Cynosure expects the acquisition to effectively function as an expansion of its existing portfolio and customer base. The acquisition also will add more than 40 patents in Cynosure’s portfolio, thereby boosting its intellectual property position.
Under terms of the deal, Cynosure will issue 5.2 million shares, which will bring in approximately $120 million. The rest of the purchase price will be made through existing cash reserves. The purchase price is at a premium of 23 percent above Palomar’s average closing price, and 34 percent above the company’s average enterprise value, according to its reported 2012 fiscal results.

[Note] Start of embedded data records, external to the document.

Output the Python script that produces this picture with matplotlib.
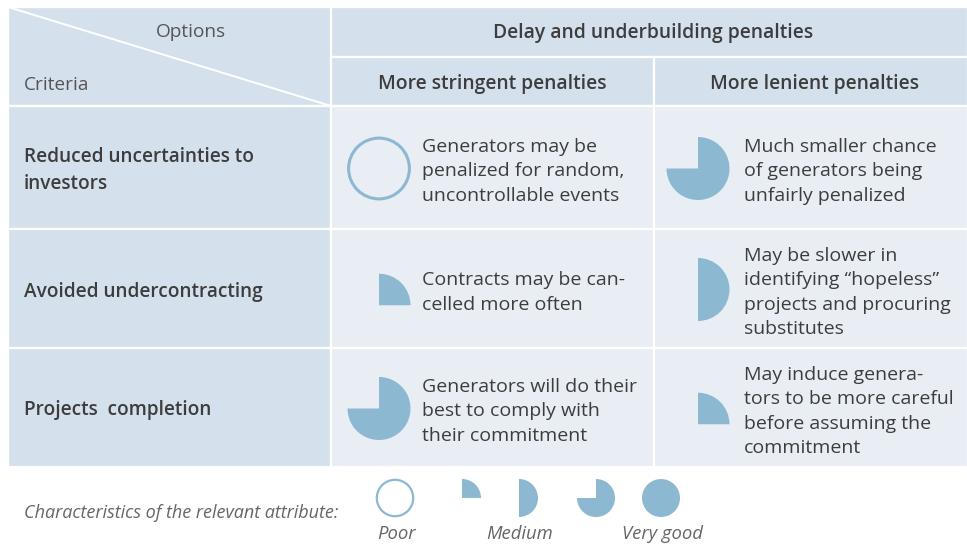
import matplotlib
matplotlib.use("Agg")
import matplotlib.pyplot as plt
from matplotlib.patches import Rectangle, Wedge, Circle

# ---- data ----
header_top = "Delay and underbuilding penalties"
options = ["More stringent penalties", "More lenient penalties"]
criteria = ["Reduced uncertainties to\ninvestors",
            "Avoided undercontracting",
            "Projects  completion"]
# Harvey-ball levels in quarters (0 = empty circle, 4 = full)
levels_stringent = [0, 1, 3]
levels_lenient = [3, 2, 1]
texts_stringent = ["Generators may be\npenalized for random,\nuncontrollable events",
                   "Contracts may be can-\ncelled more often",
                   "Generators will do their\nbest to comply with\ntheir commitment"]
texts_lenient = ["Much smaller chance\nof generators being\nunfairly penalized",
                 "May be slower in\nidentifying \u201chopeless\u201d\nprojects and procuring\nsubstitutes",
                 "May induce genera-\ntors to be more careful\nbefore assuming the\ncommitment"]
legend_levels = [0, 1, 2, 3, 4]
legend_labels = ["Poor", "", "Medium", "", "Very good"]
legend_title = "Characteristics of the relevant attribute:"

# ---- style ----
HEAD = "#d4e1ec"
BODY = "#e9eef5"
BALL = "#8cb8d2"
TXT = "#3d3d3d"
FONT = "Open Sans"

W, H = 967, 552
fig = plt.figure(figsize=(W / 100, H / 100), dpi=100)
ax = fig.add_axes([0, 0, 1, 1])
ax.set_xlim(0, W)
ax.set_ylim(H, 0)
ax.set_aspect("equal")
ax.axis("off")

def cell(x0, y0, x1, y1, color):
    ax.add_patch(Rectangle((x0, y0), x1 - x0, y1 - y0, facecolor=color,
                           edgecolor="white", linewidth=1.6, zorder=1))

def ball(cx, cy, r, level, lw=2.2, shift_quarter=True):
    if level == 0:
        ax.add_patch(Circle((cx, cy), r - lw / 2, facecolor="none", edgecolor=BALL,
                            linewidth=lw, zorder=3))
    elif level == 4:
        ax.add_patch(Circle((cx, cy), r, facecolor=BALL, edgecolor="none", zorder=3))
    else:
        if level == 1 and shift_quarter:
            cy = cy + r / 2
        # y axis inverted: data angle -90 is screen "up"
        ax.add_patch(Wedge((cx, cy), r, -90, -90 + 90 * level, facecolor=BALL,
                           edgecolor="none", zorder=3))

# column / row geometry (pixels)
xs = [8, 331, 654, 968]
hy = [7, 57, 106]
rows = [(106, 229), (229, 348), (348, 467)]

# header
cell(xs[0], hy[0], xs[1], hy[2], HEAD)
cell(xs[1], hy[0], xs[3], hy[1], HEAD)
cell(xs[1], hy[1], xs[2], hy[2], HEAD)
cell(xs[2], hy[1], xs[3], hy[2], HEAD)
ax.plot([xs[0], xs[1]], [hy[0], hy[2]], color="white", lw=1.4, zorder=2)
ax.text(191, 32, "Options", ha="center", va="center", fontsize=13.7,
        family=FONT, color="#555555", zorder=4)
ax.text(24, 85, "Criteria", ha="left", va="center", fontsize=13.7,
        family=FONT, color="#555555", zorder=4)
ax.text(653, 33, header_top, ha="center", va="center",
        fontsize=13.9, family=FONT, fontweight="semibold", color=TXT, zorder=4)
for cx, opt in zip([492, 814], options):
    ax.text(cx, 84, opt, ha="center", va="center", fontsize=13.9, family=FONT,
            fontweight="semibold", color=TXT, zorder=4)

# body
for i, (y0, y1) in enumerate(rows):
    cy = (y0 + y1) / 2 + 1
    cell(xs[0], y0, xs[1], y1, HEAD)
    cell(xs[1], y0, xs[2], y1, BODY)
    cell(xs[2], y0, xs[3], y1, BODY)
    ax.text(24, cy + 2, criteria[i], ha="left", va="center", fontsize=13.7,
            family=FONT, fontweight="semibold", color=TXT, linespacing=1.41, zorder=4)
    ball(379, cy, 31.5, levels_stringent[i])
    ball(698, cy, 31.5, levels_lenient[i])
    ax.text(422, cy + 3, texts_stringent[i], ha="left", va="center", fontsize=14,
            family=FONT, color=TXT, linespacing=1.44, zorder=4)
    ax.text(744, cy + 3, texts_lenient[i], ha="left", va="center", fontsize=14,
            family=FONT, color=TXT, linespacing=1.44, zorder=4)

# legend
ax.text(24, 513, legend_title, ha="left", va="center", fontsize=13,
        family=FONT, style="italic", color="#666666")
leg_x = [395, 462, 519, 596, 661]
for x, lv, lab in zip(leg_x, legend_levels, legend_labels):
    ball(x, 498, 19, lv, lw=1.6, shift_quarter=False)
    if lab:
        ax.text(x + 1, 534, lab, ha="center", va="center", fontsize=13.3,
                family=FONT, style="italic", color="#666666")

fig.savefig("out.png", dpi=100)
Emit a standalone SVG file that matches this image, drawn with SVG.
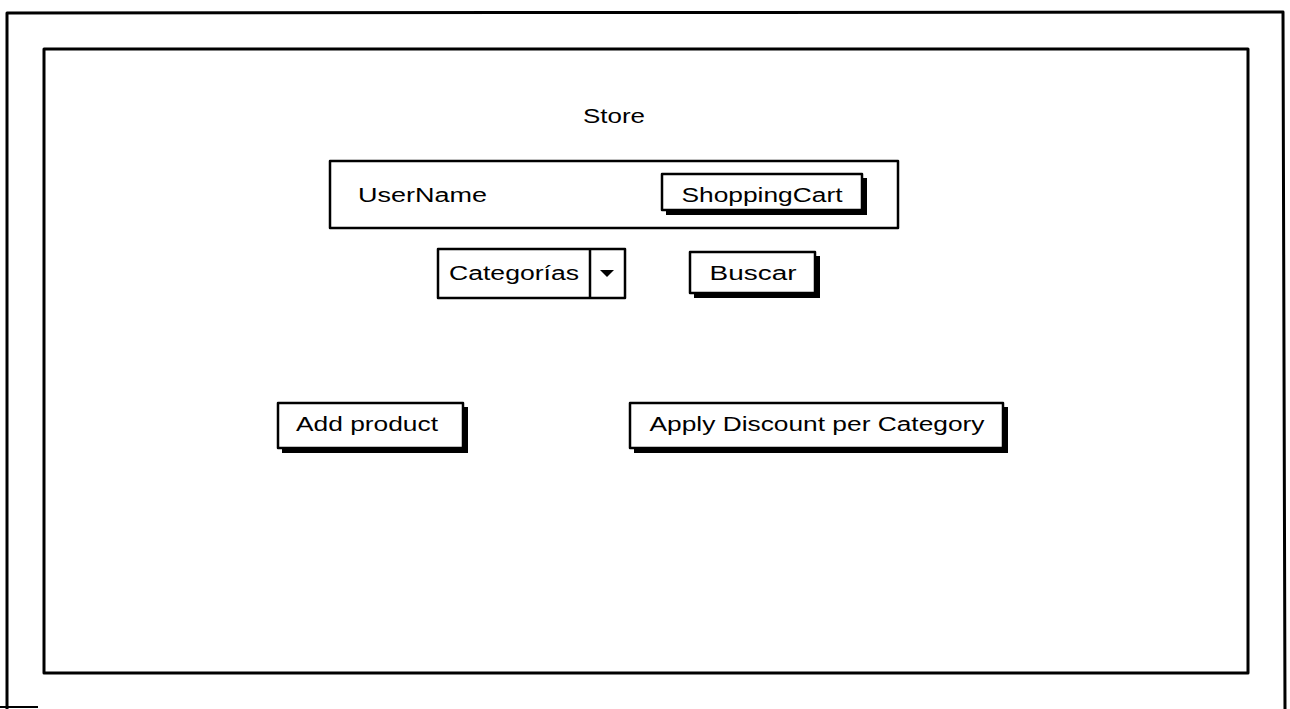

Both company’s boards of directors have voted unanimously in favor of the deal, which is expected to close by the end of this year. Cynosure officials have reported that there are some projects in the works that will be accretive to its 2014 performance. Post-acquisition, the cash balance of the company is expected to be around $87 million and it will remain debt-free, officials said.
Together, Cynosure and Palomar reportedly have an installed base of more than 20,000 aesthetic laser systems with a distribution network across more than 100 countries worldwide. The collective revenue for both companies in fiscal 2012 was $234 million, of which 52 percent was attributable to North America and the rest from the international markets.
Cynosure makes non-invasive and minimally invasive products to rejuvenate skin, treat vascular and benign pigmented lesions, reduce cellulite, remove hair and treat onychomycosis (a fungal infection of the nail).